**Problem**
Your task is to retype, word for word, the lines from the start of the data through the line holding "const yTicks = [0, 2, 4, 6, 8, 10, 12];". Do not include the pictures.

**Data items**
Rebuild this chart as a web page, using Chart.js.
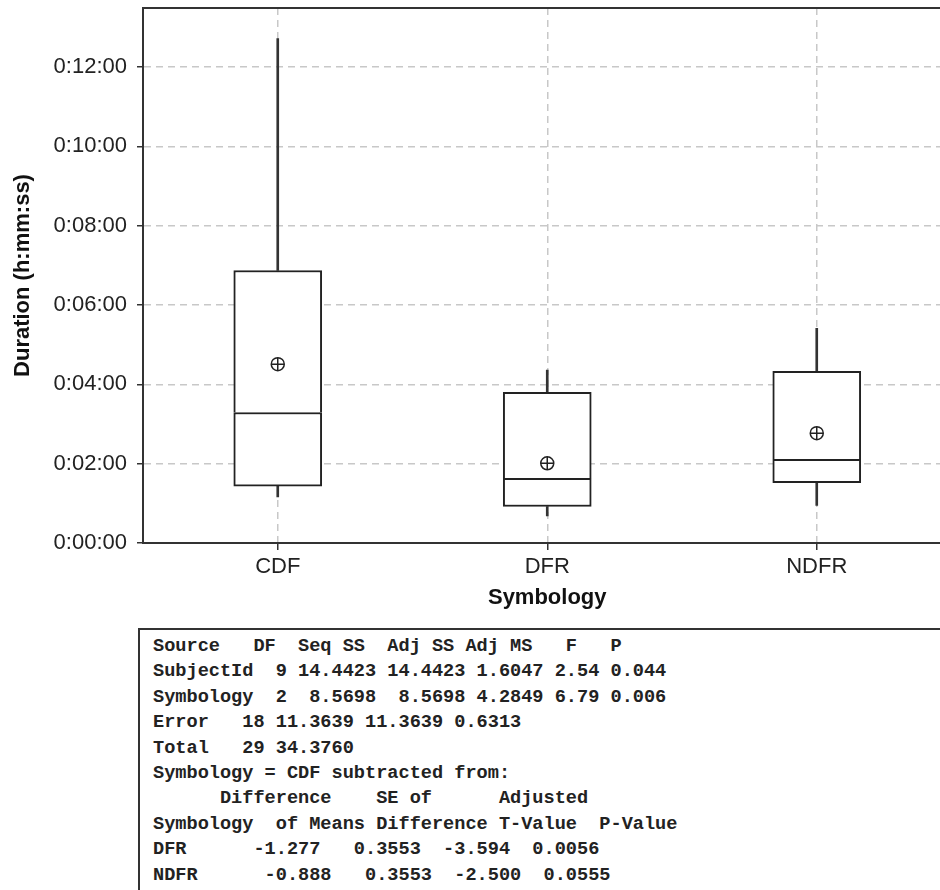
<!DOCTYPE html>
<html>
<head>
<meta charset="utf-8">
<script src="https://cdn.jsdelivr.net/npm/chart.js@4.4.1/dist/chart.umd.min.js"></script>
<style>
  body { margin: 0; background: #fff; }
  #wrap { position: relative; width: 940px; height: 890px; overflow: hidden; background: #fff; }
  #chart { position: absolute; left: 0; top: 0; }
  #stats {
    position: absolute; left: 138px; top: 628px; width: 860px; height: 300px;
    border-top: 2px solid #333; border-left: 2px solid #333;
    margin: 0; padding: 4px 0 0 13px; box-sizing: border-box;
    font-family: "Liberation Mono", "Courier New", monospace; font-size: 18.6px;
    font-weight: bold; line-height: 25.4px; color: #222; white-space: pre;
  }
</style>
</head>
<body>
<div id="wrap">
  <canvas id="chart" width="960" height="615"></canvas>
  <pre id="stats"></pre>
</div>
<script>
// --- Data (minutes) ---
const groups = ["CDF", "DFR", "NDFR"];
const whiskerLow = [1.16, 0.68, 0.95];
const q1 = [1.43, 0.92, 1.52];
const median = [3.29, 1.63, 2.11];
const q3 = [6.87, 3.80, 4.33];
const whiskerHigh = [12.72, 4.36, 5.41];
const means = [4.51, 2.01, 2.77];
const yTicks = [0, 2, 4, 6, 8, 10, 12];

const statLines = [
    "Source   DF  Seq SS  Adj SS Adj MS   F   P",
    "SubjectId  9 14.4423 14.4423 1.6047 2.54 0.044",
    "Symbology  2  8.5698  8.5698 4.2849 6.79 0.006",
    "Error   18 11.3639 11.3639 0.6313",
    "Total   29 34.3760",
    "Symbology = CDF subtracted from:",
    "      Difference    SE of      Adjusted",
    "Symbology  of Means Difference T-Value  P-Value",
    "DFR      -1.277   0.3553  -3.594  0.0056",
    "NDFR      -0.888   0.3553  -2.500  0.0555"
];

document.getElementById("stats").textContent = statLines.join("\n");

// h:mm:ss from minutes
function fmtDuration(v) {
    const total = Math.round(v * 60);
    const h = Math.floor(total / 3600);
    const m = Math.floor((total % 3600) / 60);
    const s = total % 60;
    return h + ":" + String(m).padStart(2, "0") + ":" + String(s).padStart(2, "0");
}

const dark = "#222";
const lineDark = "#333";
const gridGray = "#c8c8c8";

const boxStyle = {
    type: "bar",
    xAxisID: "x",
    backgroundColor: "#fff",
    borderColor: dark,
    borderSkipped: false,
    barThickness: 88,
    grouped: false,
    order: 2
};

const whiskerStyle = {
    type: "bar",
    xAxisID: "x",
    backgroundColor: lineDark,
    borderWidth: 0,
    barThickness: 2,
    grouped: false,
    order: 3
};

// drop label half-height padding so the plot fills the frame
function noPad(scale) {
    scale.paddingTop = 0;
    scale.paddingBottom = 0;
    scale.paddingLeft = 0;
    scale.paddingRight = 0;
}

const ctx = document.getElementById("chart").getContext("2d");

new Chart(ctx, {
    data: {
        labels: groups,
        datasets: [
            {
                type: "line",
                xAxisID: "x",
                data: means,
                showLine: false,
                pointStyle: "circle",
                pointRadius: 6.5,
                pointBorderWidth: 1.5,
                pointBorderColor: dark,
                pointBackgroundColor: "rgba(0,0,0,0)",
                order: 0
            },
            {
                type: "line",
                xAxisID: "x",
                data: means,
                showLine: false,
                pointStyle: "cross",
                pointRadius: 6.5,
                pointBorderWidth: 1.5,
                pointBorderColor: dark,
                order: 0
            },
            // lower half of box, its top edge is the median line
            Object.assign({
                data: groups.map((g, i) => [q1[i], median[i]]),
                borderWidth: 2
            }, boxStyle),
            Object.assign({
                data: groups.map((g, i) => [median[i], q3[i]]),
                borderWidth: { top: 2, left: 2, right: 2, bottom: 0 }
            }, boxStyle),
            Object.assign({ data: groups.map((g, i) => [whiskerLow[i], q1[i]]) }, whiskerStyle),
            Object.assign({ data: groups.map((g, i) => [q3[i], whiskerHigh[i]]) }, whiskerStyle)
        ]
    },
    options: {
        responsive: false,
        animation: false,
        layout: { padding: { top: 6, right: 8.5, left: 0, bottom: 0 } },
        plugins: {
            legend: { display: false },
            tooltip: { enabled: false }
        },
        scales: {
            x: {
                type: "category",
                position: "bottom",
                offset: true,
                grid: {
                    offset: false,
                    color: gridGray,
                    lineWidth: 1.5,
                    tickLength: 7,
                    tickColor: lineDark,
                    tickWidth: 1.5,
                    tickBorderDash: []
                },
                border: { display: true, color: lineDark, width: 2, dash: [7, 5] },
                ticks: {
                    color: dark,
                    padding: 4,
                    font: { family: "'Liberation Sans', Arial, sans-serif", size: 22 }
                },
                title: {
                    display: true,
                    text: "Symbology",
                    color: "#111",
                    padding: { top: 0, bottom: 4 },
                    font: { family: "'Liberation Sans', Arial, sans-serif", size: 22, weight: "bold" }
                },
                afterFit: scale => { noPad(scale); scale.height = 72; }
            },
            x2: {
                type: "category",
                position: "top",
                grid: { display: false, drawTicks: false },
                ticks: { display: false },
                border: { display: true, color: lineDark, width: 2 },
                afterFit: scale => { noPad(scale); scale.height = 0; }
            },
            y: {
                type: "linear",
                min: 0,
                max: 13.49,
                grid: {
                    color: gridGray,
                    lineWidth: 1.5,
                    tickLength: 6,
                    tickColor: lineDark,
                    tickWidth: 1.5,
                    tickBorderDash: []
                },
                border: { display: true, color: lineDark, width: 2, dash: [7, 5] },
                afterBuildTicks: scale => {
                    scale.ticks = yTicks.map(v => ({ value: v }));
                },
                ticks: {
                    color: dark,
                    padding: 10,
                    callback: v => fmtDuration(v),
                    font: { family: "'Liberation Sans', Arial, sans-serif", size: 22 }
                },
                title: {
                    display: true,
                    text: "Duration (h:mm:ss)",
                    color: "#111",
                    padding: { top: 10, bottom: 0 },
                    font: { family: "'Liberation Sans', Arial, sans-serif", size: 22, weight: "bold" }
                },
                afterFit: scale => { noPad(scale); scale.width = 143; }
            }
        }
    }
});
</script>
</body>
</html>
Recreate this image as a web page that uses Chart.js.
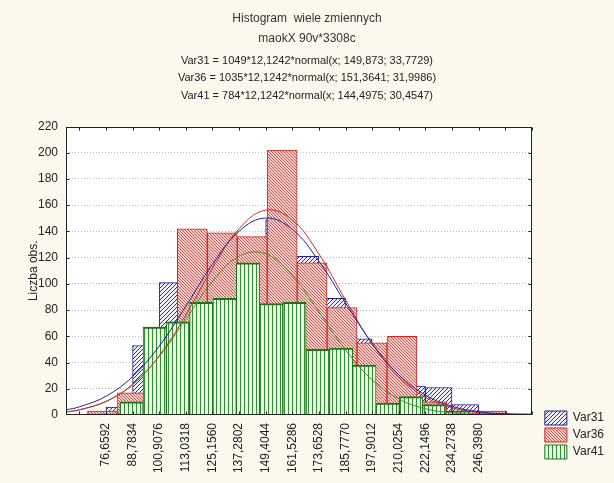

**Answer to this exercise**
Rebuild this chart as a web page, using Chart.js.
<!DOCTYPE html>
<html>
<head>
<meta charset="utf-8">
<script src="https://cdn.jsdelivr.net/npm/chart.js@4.4.1/dist/chart.umd.min.js"></script>
<style>
  body { margin: 0; background: #fff; }
  #wrap { position: relative; width: 940px; height: 890px; overflow: hidden; background: #fff; }
  #chart { position: absolute; left: 0; top: 0; }
  #stats {
    position: absolute; left: 138px; top: 628px; width: 860px; height: 300px;
    border-top: 2px solid #333; border-left: 2px solid #333;
    margin: 0; padding: 4px 0 0 13px; box-sizing: border-box;
    font-family: "Liberation Mono", "Courier New", monospace; font-size: 18.6px;
    font-weight: bold; line-height: 25.4px; color: #222; white-space: pre;
  }
</style>
</head>
<body>
<div id="wrap">
  <canvas id="chart" width="960" height="615"></canvas>
  <pre id="stats"></pre>
</div>
<script>
// --- Data (minutes) ---
const groups = ["CDF", "DFR", "NDFR"];
const whiskerLow = [1.16, 0.68, 0.95];
const q1 = [1.43, 0.92, 1.52];
const median = [3.29, 1.63, 2.11];
const q3 = [6.87, 3.80, 4.33];
const whiskerHigh = [12.72, 4.36, 5.41];
const means = [4.51, 2.01, 2.77];
const yTicks = [0, 2, 4, 6, 8, 10, 12];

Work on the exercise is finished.